Hmmm... the support docs say When you create an index, you must specify the size of the shards to use and The machine types that you can use to deploy your index ...depends on the shard size of the index. Which makes it sound like that's not the case.

I'm wondering if by not specify a SHARD_SIZE it is defaulting to something sub-optimal like a SHARD_SIZE_SMALL and so limiting throughput. Did you learn from somewhere else how this was all being established? And would it be worth trying a SHARD_SIZE_LARGE to see if that could help unblock stuff?

Also, according to the documents you sent previously, it is stated which default shard size is assigned to each machine type.

fedorgrab commented 6 months ago

@evolvedmicrobe But anyway, I added shard size to the list of things to try out.

10xjeff commented 6 months ago

@fedorgrab @KevinCLydon any news from stress testing yesterday?

KevinCLydon commented 6 months ago

@10xjeff No big updates from my end, unfortunately. I'm still tweaking some of the retry logic and the batch sizes to see if I can get the error rate down.

fedorgrab commented 6 months ago

@10xjeff, we experimented with the approximate_neighbors_count, autoscaling node count parameters, and batching. Here are the findings:

Insights:

Conclusion: Batching and adjusting approximate_neighbors_count may enhance throughput but don't address failure issues. To make the system resilient to our traffic, implementing retry logic for vector searches and/or queuing is necessary.

We also plan to further explore adjustments to leaf_node_size and shard size.

evolvedmicrobe commented 6 months ago

Yet, introducing batches significantly increased the qps (queries per second) from approximately 0.4 to over 50-60..

That feels like an unexpectedly low number. For something to compare against, I took the human-pca-10x-only-512-log1p-v1 dataset and loaded it with the ScaNN library following Google's Example . To just test what kind of QPS numbers we might get.

# Made a scann searcher
searcher = scann.scann_ops_pybind.builder(numpy_matrix[:,1:], 100, "dot_product").tree(
    num_leaves=5359, num_leaves_to_search=10, training_sample_size=250000).score_ah(
    2, anisotropic_quantization_threshold=0.2).reorder(100).build()
# Benchmarked it
start = time.time()
neighbors, distances = searcher.search_batched(numpy_matrix[:100, 1:], leaves_to_search=1000)
end = time.time()
print("1000 Leaves Time w/ 100 Neighbors QPS:", neighbors.shape[0] / float(end - start))
start = time.time()
neighbors, distances = searcher.search_batched(numpy_matrix[:100, 1:], leaves_to_search=150)
end = time.time()
print("150 Leaves Time w/ 100 Neighbors QPS:", neighbors.shape[0] / float(end - start))

Result:

1000 Leaves Time w/ 100 Neighbors QPS: 45.19609686608152
150 Leaves Time w/ 100 Neighbors QPS: 256.2399121247555
150 Leaves Time w/ 50 Neighbors: QPS 271.10153354525204

And on our machine I was getting >45 QPS even when searching through 1000 leaves. Which makes me think we should be getting faster results, it might be worth telling Google just how bad the QPS is and seeing if they have any further ideas. I think fiddling with the partitioning parameters should hopefully help a lot though.
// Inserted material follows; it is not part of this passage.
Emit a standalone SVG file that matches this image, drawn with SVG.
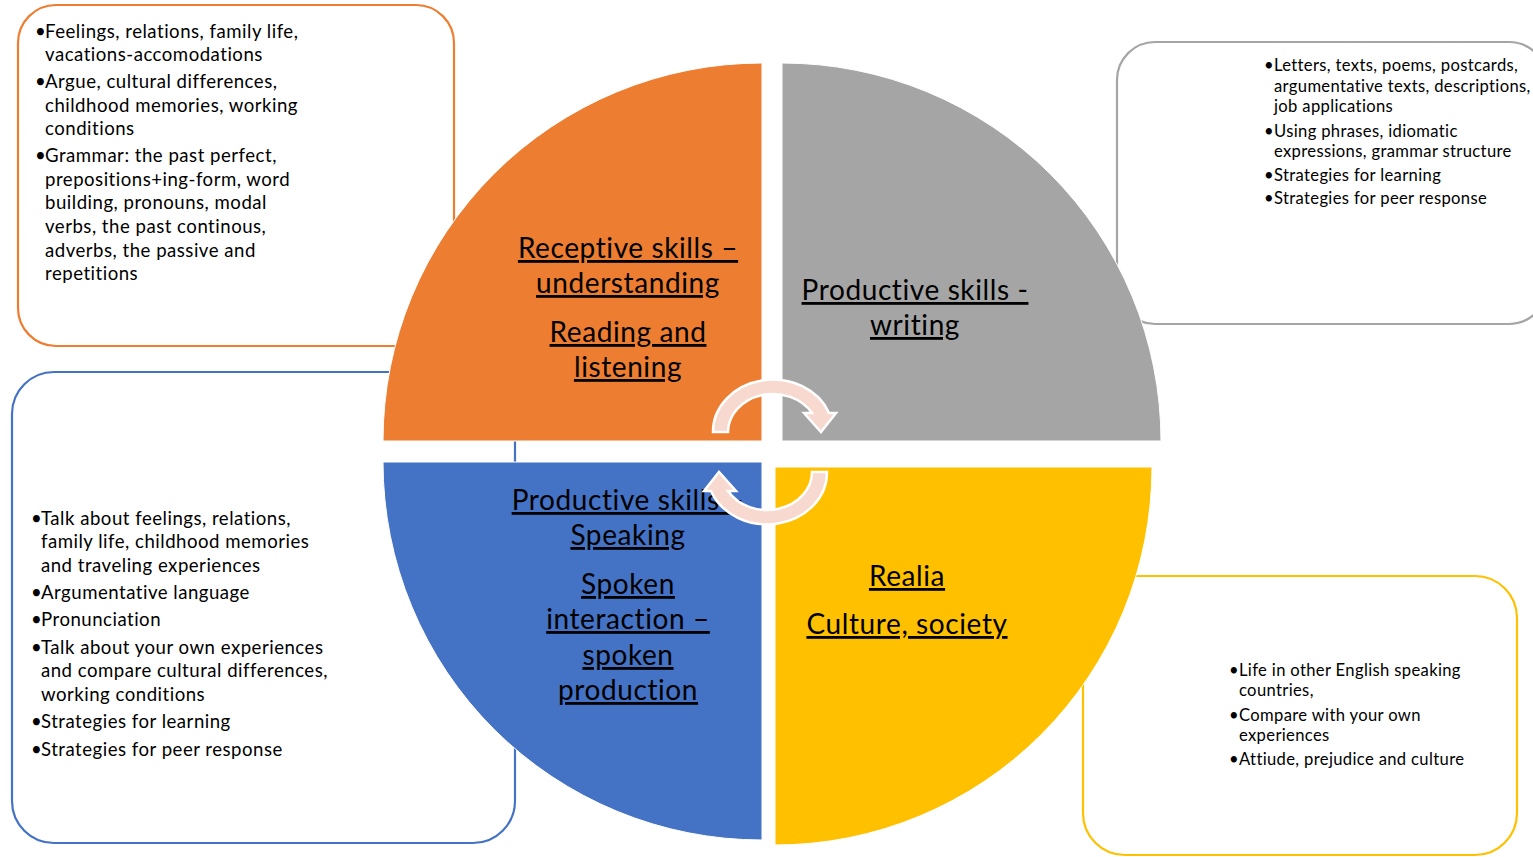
<svg xmlns="http://www.w3.org/2000/svg" width="1533" height="857" viewBox="0 0 1533 857">
<style>
.box{fill:#fff;stroke-width:2.2}
.t{font-family:Lato,"Liberation Sans",sans-serif;fill:#000}
.s18{font-size:18.6px;letter-spacing:0.5px}
.s16{font-size:16.6px;letter-spacing:0.35px}
.lbl{font-family:Lato,"Liberation Sans",sans-serif;font-size:28px;letter-spacing:0.6px;fill:#000;text-decoration:underline;text-anchor:middle}
.q{stroke:#fff;stroke-width:1}
.arr{fill:#F8D9CF;stroke:#fff;stroke-width:2.5;stroke-linejoin:miter}
</style>
<rect width="1533" height="857" fill="#fff"/>

<g id="box-reading">
<rect class="box" x="18" y="5" width="436" height="341" rx="38" stroke="#ED7D31"/>
<g class="t s18" transform="translate(0,1)">
<text x="35" y="37">•</text><text x="45" y="37">Feelings, relations, family life,</text>
<text x="45" y="60">vacations-accomodations</text>
<text x="35" y="87">•</text><text x="45" y="87">Argue, cultural differences,</text>
<text x="45" y="111">childhood memories, working</text>
<text x="45" y="134">conditions</text>
<text x="35" y="161">•</text><text x="45" y="161">Grammar: the past perfect,</text>
<text x="45" y="185">prepositions+ing-form, word</text>
<text x="45" y="208">building, pronouns, modal</text>
<text x="45" y="232">verbs, the past continous,</text>
<text x="45" y="256">adverbs, the passive and</text>
<text x="45" y="279">repetitions</text>
</g>
</g>

<g id="box-writing">
<rect class="box" x="1117" y="42" width="430" height="282" rx="38" stroke="#A5A5A5"/>
<g class="t s16" transform="translate(0,1)">
<text x="1264" y="70">•</text><text x="1274" y="70">Letters, texts, poems, postcards,</text>
<text x="1274" y="91">argumentative texts, descriptions,</text>
<text x="1274" y="111">job applications</text>
<text x="1264" y="136">•</text><text x="1274" y="136">Using phrases, idiomatic</text>
<text x="1274" y="156">expressions, grammar structure</text>
<text x="1264" y="180">•</text><text x="1274" y="180">Strategies for learning</text>
<text x="1264" y="203">•</text><text x="1274" y="203">Strategies for peer response</text>
</g>
</g>

<g id="box-speaking">
<rect class="box" x="12" y="372" width="503" height="471" rx="42" stroke="#4472C4"/>
<g class="t s18" transform="translate(0,1)">
<text x="31" y="524">•</text><text x="41" y="524">Talk about feelings, relations,</text>
<text x="41" y="547">family life, childhood memories</text>
<text x="41" y="571">and traveling experiences</text>
<text x="31" y="598">•</text><text x="41" y="598">Argumentative language</text>
<text x="31" y="625">•</text><text x="41" y="625">Pronunciation</text>
<text x="31" y="653">•</text><text x="41" y="653">Talk about your own experiences</text>
<text x="41" y="676">and compare cultural differences,</text>
<text x="41" y="700">working conditions</text>
<text x="31" y="727">•</text><text x="41" y="727">Strategies for learning</text>
<text x="31" y="755">•</text><text x="41" y="755">Strategies for peer response</text>
</g>
</g>

<g id="box-realia">
<rect class="box" x="1083" y="576" width="434" height="279" rx="42" stroke="#FFC000"/>
<g class="t s16" transform="translate(0,1)">
<text x="1229" y="675">•</text><text x="1239" y="675">Life in other English speaking</text>
<text x="1239" y="695">countries,</text>
<text x="1229" y="720">•</text><text x="1239" y="720">Compare with your own</text>
<text x="1239" y="740">experiences</text>
<text x="1229" y="764">•</text><text x="1239" y="764">Attiude, prejudice and culture</text>
</g>
</g>

<g id="q-receptive">
<path class="q" fill="#ED7D31" d="M762,441 L383,441 A379,378 0 0 1 762,63 Z"/>
<text class="lbl" x="628" y="258">Receptive skills –</text>
<text class="lbl" x="628" y="293">understanding</text>
<text class="lbl" x="628" y="342">Reading and</text>
<text class="lbl" x="628" y="377">listening</text>
</g>

<g id="q-writing">
<path class="q" fill="#A5A5A5" d="M782,441 L782,63 A379,378 0 0 1 1161,441 Z"/>
<text class="lbl" x="915" y="300">Productive skills -</text>
<text class="lbl" x="915" y="335">writing</text>
</g>

<g id="q-speaking">
<path class="q" fill="#4472C4" d="M762,462 L762,840 A379,378 0 0 1 383,462 Z"/>
<text class="lbl" x="628" y="510">Productive skills –</text>
<text class="lbl" x="628" y="545">Speaking</text>
<text class="lbl" x="628" y="594">Spoken</text>
<text class="lbl" x="628" y="629">interaction –</text>
<text class="lbl" x="628" y="665">spoken</text>
<text class="lbl" x="628" y="700">production</text>
</g>

<g id="q-realia">
<path class="q" fill="#FFC000" d="M775,467 L1152,467 A377,378 0 0 1 775,845 Z"/>
<text class="lbl" x="907" y="586">Realia</text>
<text class="lbl" x="907" y="634">Culture, society</text>
</g>

<g id="connectors">
<path id="arrow-top" class="arr" d="M713,432 A60,52 0 0 1 829,413 L836,413 L821,432 L804,413 L812,413 A45,38 0 0 0 728,432 Z"/>
<path id="arrow-bottom" class="arr" transform="rotate(180 770 452)" d="M713,432 A60,52 0 0 1 829,413 L836,413 L821,432 L804,413 L812,413 A45,38 0 0 0 728,432 Z"/>
</g>
</svg>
KevinCLydon commented 6 months ago

Quick-ish update: Did some testing yesterday with different batch sizes and retry logic and had some success in reducing error count, but it's hard to tell if the reduction is actually a result of the index having scaled up before my successful tests. Today, I put together a script to run several tests with different configurations of batch sizes, file sizes, and retry params and print some info on run duration and exceptions to a CSV. I'm gonna run it probably overnight tonight and then check Monday to see what changes had the most effect. I'll probably have to cross reference with some of the error reporting and activity monitoring in the cloud console (that stuff doesn't all seem to be exposed to the REST API or python SDK, unfortunately). I'll report my findings on Monday.

We also have another meeting with Google Monday afternoon, so we'll hopefully get some useful info out of that.

KevinCLydon commented 6 months ago

Another quick update: Seeing performance improvements and significant reduction in error counts with small batches + retry change. I have a PR for this right now that is being reviewed and iterated on, so we should be pretty close to getting those changes in.